Comment 38 Michael McCune 2022-08-18 19:38:00 UTC
PR proposed to upstream, https://github.com/kubernetes/autoscaler/pull/5110

i'm not 100% sure that this will completely solve the problem, but it's a step in the right direction. i will cherry-pick this PR back to our fork once it is merged.

Comment 39 Michael McCune 2022-08-19 14:24:41 UTC
just leaving some thoughts here, i'm doing more deep diving into this issue and i'm wondering if it's possible that since new nodes coming up in a ccm environment will have the "uninitialized" taint until the ccm removes the taint that perhaps this is causing the autoscaler to detect a difference in the type of nodes that will be created with the type of nodes that already exist in the node group.

i don't think this is the root cause, but another path of investigation.
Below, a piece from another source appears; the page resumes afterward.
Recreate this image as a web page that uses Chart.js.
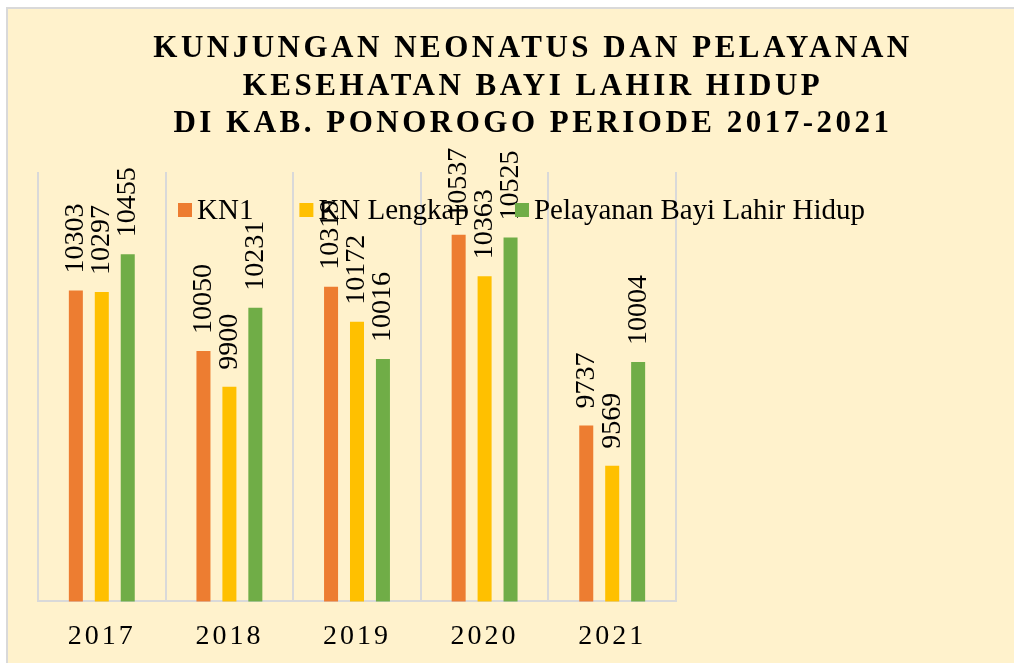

Comment 40 Michael McCune 2022-08-19 18:06:50 UTC
after looking through the code, i am less convinced about my previous theory. i am continuing to explore...

Comment 41 Michael McCune 2022-08-24 19:48:36 UTC
i've done some more testing here and i am able to reproduce the problem on AWS with the CCMs enabled. i am adding some debug information to the autoscaler in hopes that i can see why it thinks these node groups are not similar.

Comment 42 Michael McCune 2022-08-25 20:46:40 UTC
i have tried running this several times and for me it appears that the "topology.hostpath.csi/node" label is causing the issues.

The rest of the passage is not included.